Comedy of Errors

Jon Stewart of “The Daily Show” defends his obvious partisanship with the canard: “I’m just a comedian”. He uses it like a sword to cut down criticism of his left-leaning bias which he pretends doesn’t exist. When he pulled out that sword again during his interview by Chris Wallace, the blade was dull from overuse and no longer effective.

Considering that in 2009, a TIME magazine poll found Jon Stewart to be the most trusted “newscaster” in America, it is disingenuous to continue claiming he is just a comedian. He is fully aware of that poll and the public’s perception of him. It’s true that Stewart has taken jabs at the left and President Obama, but it is the right that finds itself prey to his sarcastic wit on almost every show.

Comedians have become the leading edge, and certainly the loudest edge, of the progressive agenda. It seems that more political views are being shaped by comedians than politicians or political analysts. Even political “analysts” such as Chris Matthews, Rachel Maddow, Ed Schultz, etc., have adopted one-liners, usually in the form of personal attacks, as standard analytical tidbits.

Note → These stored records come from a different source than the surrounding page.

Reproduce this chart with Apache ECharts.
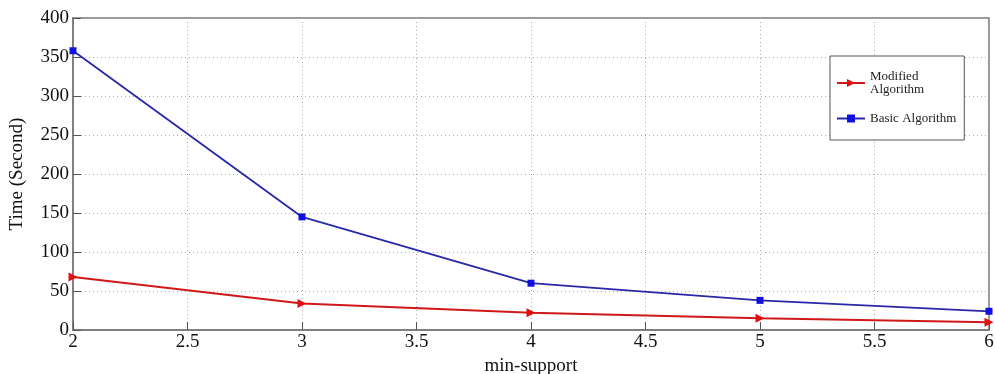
<!DOCTYPE html>
<html>
<head>
<meta charset="utf-8">
<script src="https://cdn.jsdelivr.net/npm/echarts@6/dist/echarts.min.js"></script>
<style>
  html, body { margin: 0; padding: 0; background: #fff; }
  #chart { width: 995px; height: 374px; }
</style>
</head>
<body>
<div id="chart"></div>
<script>
  // min-support values
  var minSupport = [2, 3, 4, 5, 6]
  // running time (second)
  var modifiedTime = [68, 34, 22, 15, 10]
  var basicTime = [358, 145, 60, 38, 24]

  var font = 'Liberation Serif, Times New Roman, serif'

  function pairs(xs, ys) {
    return xs.map(function(x, i) { return [x, ys[i]] })
  }

  var chart = echarts.init(document.getElementById('chart'))
  chart.setOption({
    animation: false,
    grid: {
      left: 73,
      right: 6,
      top: 18,
      bottom: 44,
      outerBoundsMode: 'none',
      containLabel: false,
      show: true,
      borderColor: '#777',
      borderWidth: 1.5,
      backgroundColor: '#fff'
    },
    legend: {
      orient: 'vertical',
      left: 830,
      top: 56,
      padding: [14, 8, 15, 6],
      itemGap: 16,
      itemWidth: 28,
      itemHeight: 10,
      borderColor: '#555',
      borderWidth: 1,
      backgroundColor: '#fff',
      textStyle: { fontFamily: font, fontSize: 13, color: '#222', lineHeight: 13 },
      data: ['Modified\nAlgorithm', 'Basic Algorithm']
    },
    xAxis: {
      type: 'value',
      min: 2,
      max: 6,
      interval: 0.5,
      name: 'min-support',
      nameLocation: 'middle',
      nameGap: 23,
      nameTextStyle: { fontFamily: font, fontSize: 19, color: '#111' },
      axisLine: { show: true, lineStyle: { color: '#777', width: 1.5 } },
      axisTick: { show: true, inside: true, length: 8, lineStyle: { color: '#555' } },
      axisLabel: { fontFamily: font, fontSize: 19, color: '#111', margin: 3 },
      splitLine: { show: true, lineStyle: { color: '#aaa', type: [1, 3], width: 1 } }
    },
    yAxis: {
      type: 'value',
      min: 0,
      max: 400,
      interval: 50,
      name: 'Time (Second)',
      nameLocation: 'middle',
      nameGap: 46,
      nameTextStyle: { fontFamily: font, fontSize: 19, color: '#111' },
      axisLine: { show: true, lineStyle: { color: '#777', width: 1.5 } },
      axisTick: { show: true, inside: true, length: 8, lineStyle: { color: '#555' } },
      axisLabel: { fontFamily: font, fontSize: 19, color: '#111', margin: 4 },
      splitLine: { show: true, lineStyle: { color: '#aaa', type: [1, 3], width: 1 } }
    },
    series: [
      {
        name: 'Modified\nAlgorithm',
        type: 'line',
        data: pairs(minSupport, modifiedTime),
        symbol: 'triangle',
        symbolRotate: -90,
        symbolSize: 9,
        itemStyle: { color: '#e01010' },
        lineStyle: { color: '#d01818', width: 2 }
      },
      {
        name: 'Basic Algorithm',
        type: 'line',
        data: pairs(minSupport, basicTime),
        symbol: 'rect',
        symbolSize: 7,
        itemStyle: { color: '#1010e0' },
        lineStyle: { color: '#2828a8', width: 1.8 }
      }
    ]
  })
</script>
</body>
</html>
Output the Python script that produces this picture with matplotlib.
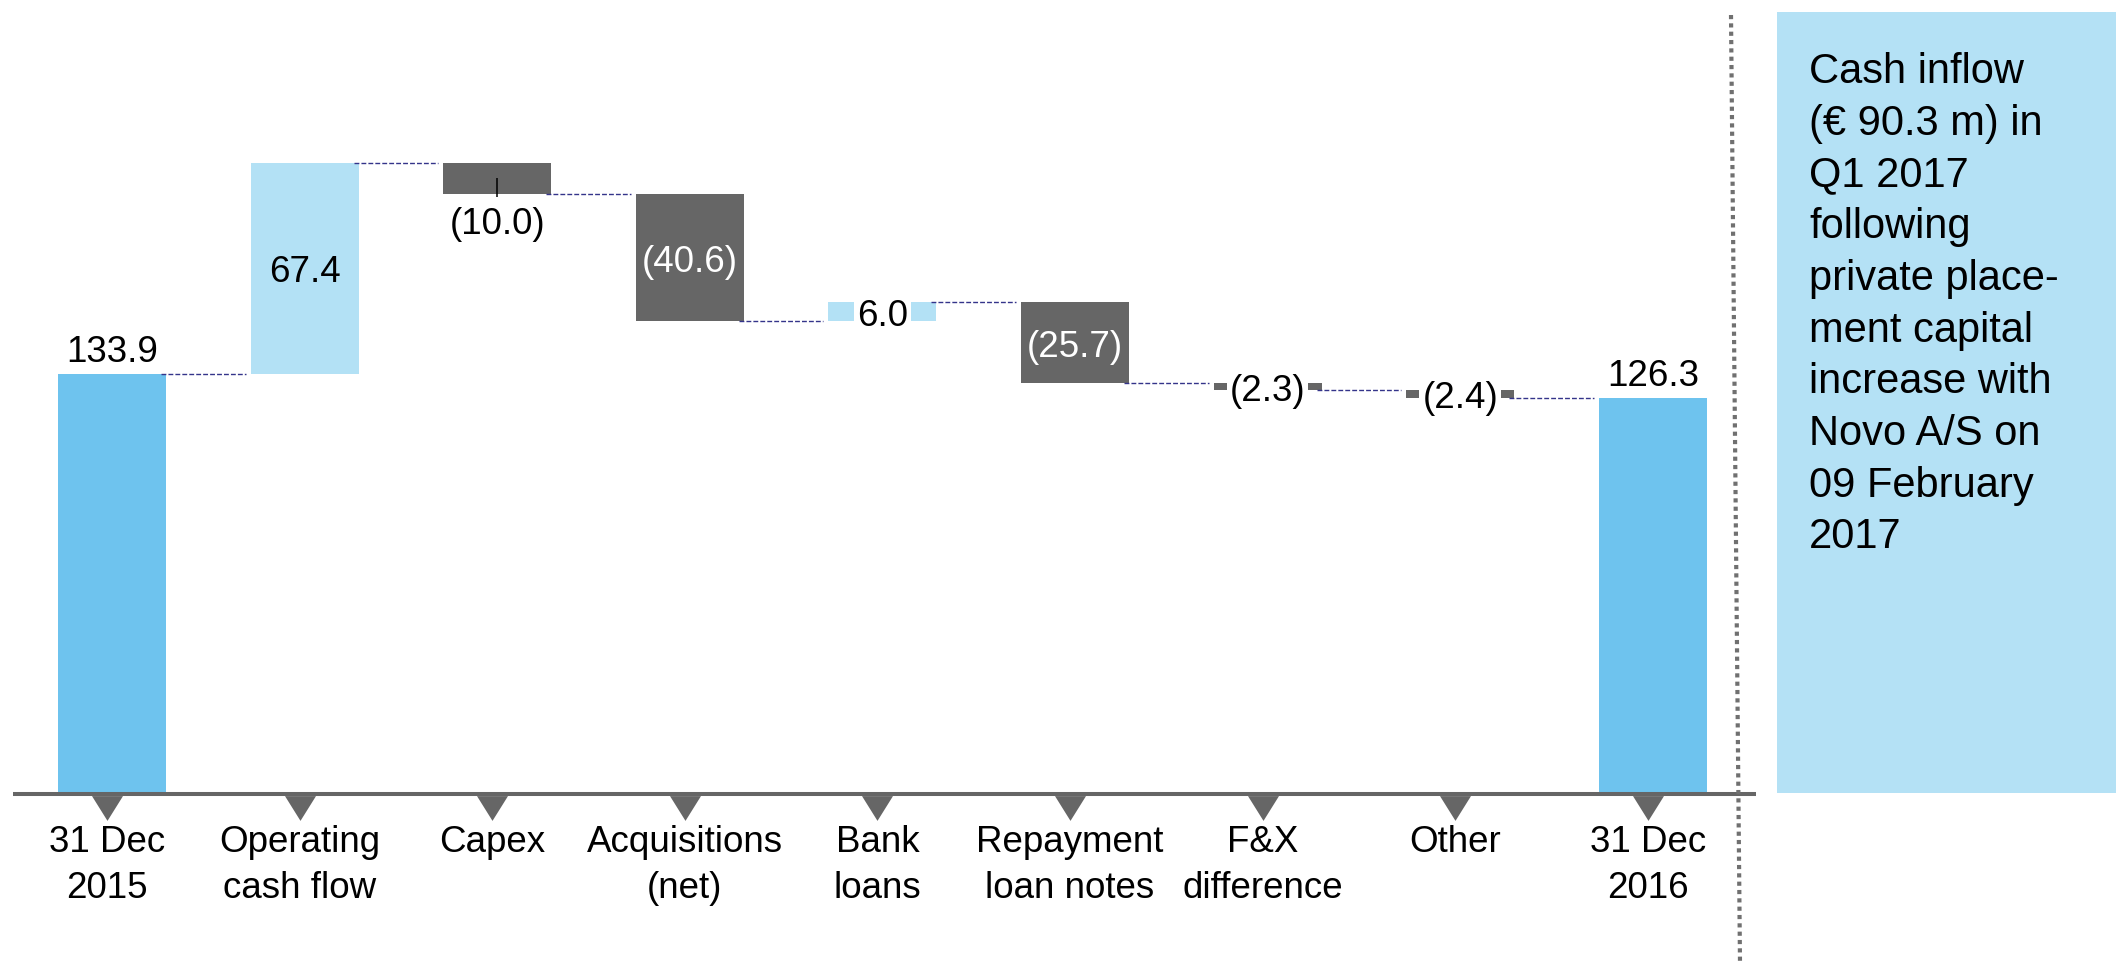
import matplotlib
matplotlib.use("Agg")
import matplotlib.pyplot as plt
from matplotlib.lines import Line2D
from matplotlib.patches import Rectangle

# ---- data -------------------------------------------------------------
categories = ["31 Dec\n2015", "Operating\ncash flow", "Capex", "Acquisitions\n(net)",
              "Bank\nloans", "Repayment\nloan notes", "F&X\ndifference", "Other",
              "31 Dec\n2016"]
opening_cash = 133.9
changes = [67.4, -10.0, -40.6, 6.0, -25.7, -2.3, -2.4]
closing_cash = 126.3
value_labels = ["133.9", "67.4", "(10.0)", "(40.6)", "6.0", "(25.7)", "(2.3)",
                "(2.4)", "126.3"]
note_lines = ["Cash inflow", "(€ 90.3 m) in", "Q1 2017", "following",
              "private place-", "ment capital", "increase with", "Novo A/S on",
              "09 February", "2017"]

# ---- style ------------------------------------------------------------
plt.rcParams["font.family"] = ["Liberation Sans", "DejaVu Sans"]
C_TOTAL = "#6EC3EE"
C_UP = "#B3E1F5"
C_DOWN = "#666666"
C_AXIS = "#666666"
C_LINK = "#34348A"
C_PANEL = "#B4E1F5"
FS = 26.5

W, H, DPI = 2116, 963, 100
X0_PX, STEP_PX = 107.0, 192.6      # first category centre, category pitch
BASE_PX, UNIT_PX = 794.0, 3.137    # zero line row, pixels per EUR m
BAR_W = 0.56
BAR_SHIFT = 0.026

fig = plt.figure(figsize=(W / DPI, H / DPI), dpi=DPI)
ax = fig.add_axes([0, 0, 1, 1])
ax.set_xlim(-X0_PX / STEP_PX, (W - X0_PX) / STEP_PX)
ax.set_ylim(-(H - BASE_PX) / UNIT_PX, BASE_PX / UNIT_PX)
ax.axis("off")


def row(px):
    """Pixel row (from top) to data y."""
    return (BASE_PX - px) / UNIT_PX


# ---- waterfall geometry ------------------------------------------------
n = len(categories)
bottoms, heights, colors, levels = [0.0], [opening_cash], [C_TOTAL], [opening_cash]
running = opening_cash
for c in changes:
    if c >= 0:
        bottoms.append(running)
        heights.append(c)
        colors.append(C_UP)
    else:
        bottoms.append(running + c)
        heights.append(-c)
        colors.append(C_DOWN)
    running += c
    levels.append(running)
bottoms.append(0.0)
heights.append(closing_cash)
colors.append(C_TOTAL)

xs = list(range(n))
ax.bar([x + BAR_SHIFT for x in xs], heights, BAR_W, bottom=bottoms,
       color=colors, linewidth=0, zorder=2)

# dashed connectors between consecutive bars
for i in range(n - 1):
    ax.hlines(levels[i], i + BAR_W / 2, i + 1 - BAR_W / 2, colors=C_LINK,
              linewidth=1.0, linestyles=(0, (3.5, 1.5)), zorder=3)

# value labels
for i, (lab, b, h) in enumerate(zip(value_labels, bottoms, heights)):
    x = i + BAR_SHIFT
    top, mid = b + h, b + h / 2
    is_total = i in (0, n - 1)
    if is_total:
        ax.annotate(lab, (x, top), xytext=(0, 12), textcoords="offset pixels",
                    ha="center", va="baseline", fontsize=FS, color="black", zorder=5)
    elif h >= 20:
        txt_col = "black" if colors[i] == C_UP else "white"
        ax.annotate(lab, (x, mid), xytext=(0, -14), textcoords="offset pixels",
                    ha="center", va="baseline", fontsize=FS, color=txt_col, zorder=5)
    elif h >= 8:
        ax.vlines(x, b - 1.0, mid, colors="black", linewidth=1.1, zorder=4)
        ax.annotate(lab, (x, b), xytext=(0, -40), textcoords="offset pixels",
                    ha="center", va="baseline", fontsize=FS, color="black", zorder=5)
    else:
        ax.annotate(lab, (x, mid), xytext=(0, -14), textcoords="offset pixels",
                    ha="center", va="baseline", fontsize=FS, color="black", zorder=5,
                    bbox=dict(boxstyle="square,pad=0.08", fc="white", ec="none"))

# category axis: baseline, downward markers and labels
ax.hlines(0, -0.49, n - 1 + 0.56, colors=C_AXIS, linewidth=2.9, zorder=4)
tri = [(-1.25, 1), (1.25, 1), (0, -1)]
ax.plot(xs, [row(808)] * n, ls="none", marker=tri, ms=22.3, color=C_AXIS,
        mew=0, zorder=4, clip_on=False)
for i, lab in enumerate(categories):
    for k, line in enumerate(lab.split("\n")):
        ax.text(i, row(852 + 46 * k), line, ha="center", va="baseline",
                fontsize=FS, color="black")

# ---- side note ----------------------------------------------------------
fig.add_artist(Rectangle((1777 / W, 1 - 793 / H), (W - 1777) / W, (793 - 12) / H,
                         transform=fig.transFigure, facecolor=C_PANEL,
                         edgecolor="none", zorder=0))
fig.add_artist(Line2D([1731 / W, 1740 / W], [1 - 15 / H, 0], transform=fig.transFigure,
                      color="#707070", linewidth=3, linestyle=(0, (1, 1)), zorder=1))
for k, line in enumerate(note_lines):
    fig.text(1809 / W, 1 - (83 + 51.7 * k) / H, line, ha="left", va="baseline",
             fontsize=30, color="black", zorder=2)

fig.savefig("out.png", dpi=DPI)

Bill Maher, too, is “just a comedian”, but he is now so convinced of his own political acumen that he no longer tries to hide or deny his bias. His show on HBO is more political than comedy and he often spews misinformation and personal opinion as fact. Joy Behar of “The View”, another comedian, has a habit of making ridiculous political statements. They often get laughs, but it is obvious she is convinced of her views and is going for more than laughs.

Janeane Garofalo, another one-time comedian, is no longer funny. The liberal media treat her as some kind of political pundit because of the sound bites they get from her biased, liberal screeds. She, like Bill Maher, now takes herself serious and wears the self-proclaimed cloak of “political expert” as if she actually deserves it.

Unfortunately, comedians hold the leading roles in the progressive Comedy of Errors, but the joke is on us. When the laughter ends, we may all be sorry it ever began.